Année 1975. Serge Touchette est âgé de 22 ans lorsque le directeur des sports au Journal de Montréal, feu Jacques Beauchamps, lui propose le beat des Expos.
«Il savait que j’adorais le baseball», se rappelle celui qui succède à André Rousseau qui abandonne alors la couverture de l’équipe.
Malgré les craintes, le jeune scribe accepte. «C’était gros et mon anglais était moyen, mais c’est ce que je voulais faire. C’est juste que ç’arrivait plus vite que prévu.»
L’aventure a duré 29 ans.
«J’ai couvert le baseball à une époque où tu pouvais déjeuner ou aller prendre une bière avec un joueur. Aujourd’hui, c’est le directeur des relations publiques des équipes qui décide avec quel joueur tu vas parler. Ça donne quoi? Tout le monde a la même maudite histoire.»
Incidemment, ses «meilleurs moments» en carrière correspondent à ses «meilleures histoires». «Le pire, c’est quand t’en manques une. C’est comme un coup de poing sur la gueule», lance Serge Touchette qui s’organisera pour ne pas trop en échapper.
Carnet d’adresses
Un journaliste étant aussi bon et branché que l’est son carnet d’adresses, il soigne et multiplie, entre autres, ses relations avec ses pairs à travers le circuit, des sources intarissables s’il en est. «Pierre Ladouceur de La Presse m’avait dit: « Touche! Je n’ai jamais vu un journaliste connaître autant de journalistes à travers les majeures », dit-il, précisant que certains sont encore des amis. On s’appelait et s’échangeait de l’information. J’avais des contacts dans toutes les villes.»
Les aléas du métier, la pression de vouloir toujours être le premier sur la nouvelle et les heures de tombée quotidiennes (particulièrement lors des séjours sur la côte Ouest américaine) avaient quelque chose de grisant. «Mais les voyages… oupelaille! Ça, c’est dur, stressant. Ça use son homme plus que le baseball», lâche celui qui est établi dans le quartier Chomedey depuis 35 ans.
Privé de sa conjointe Linda et leurs trois enfants une semaine sur deux pendant les six mois de la saison régulière, il avait l’habitude d’amener la famille avec lui à West Palm Beach pour le camp d’entraînement des Expos à la fin de chaque hiver.
Peu de répit
S’il restait généralement auprès des siens durant les quatre mois de la saison morte, il ne baissait pas la garde pour autant. Entre la fin de la Série mondiale et l’ouverture de la Ligue des pamplemousses, en Floride, il y avait les assises annuelles d’hiver du baseball majeur en décembre, un rendez-vous incontournable.

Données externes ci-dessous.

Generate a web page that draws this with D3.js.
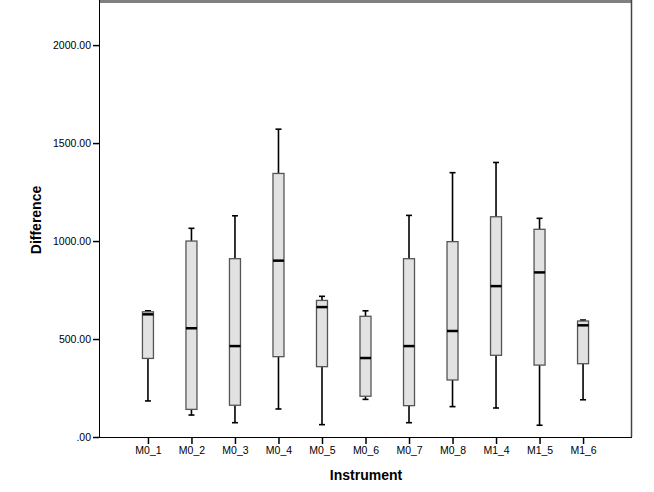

«Même en vacances, ça n’arrêtait jamais. J’avais toujours un pied dans le vide», rappelle-t-il, évoquant ce coup de fil d’un contact la veille du jour de l’An lui annonçant que Tim Wallach allait être échangé. «Mais au moins, il était à la maison», souligne son épouse.
Son plus beau souvenir
Et des milliers de matchs des Expos qu’il a couverts sur quatre décennies, quel a été le moment le plus mémorable à son souvenir?
«Le circuit de trois points de Jerry White face au gaucher Jerry Reuss lors du 3e match de la série de championnat contre les Dodgers en 1981, répond-il sans la moindre hésitation. C’était 1-1 en 6e manche après deux retraits… Ç’a sorti de la boîte de popcorn: 50 000 personnes qui se lèvent d’un bond. C’était incroyable de voir ça. Les Expos prenaient les devants 2-1 dans la série. Jamais n’ont-ils été aussi près de la Série mondiale que ce soir-là.»
Puis, tout naturellement, Serge Touchette enchaîne au sujet du héros de ce vendredi soir 16 octobre 1981 au Stade olympique: «Dick Williams disait souvent qu’il était le 4e meilleur voltigeur du baseball majeur. Il jouait à tous les champs, volait des buts. Un réserviste extraordinaire. On l’appelait Jérôme Leblanc. Sympathique, mais très timide, ce grand chum à [Andre] Dawson préférait l’ombre à la lumière. Mais cette journée-là, c’était son heure de gloire et quelle heure de gloire.»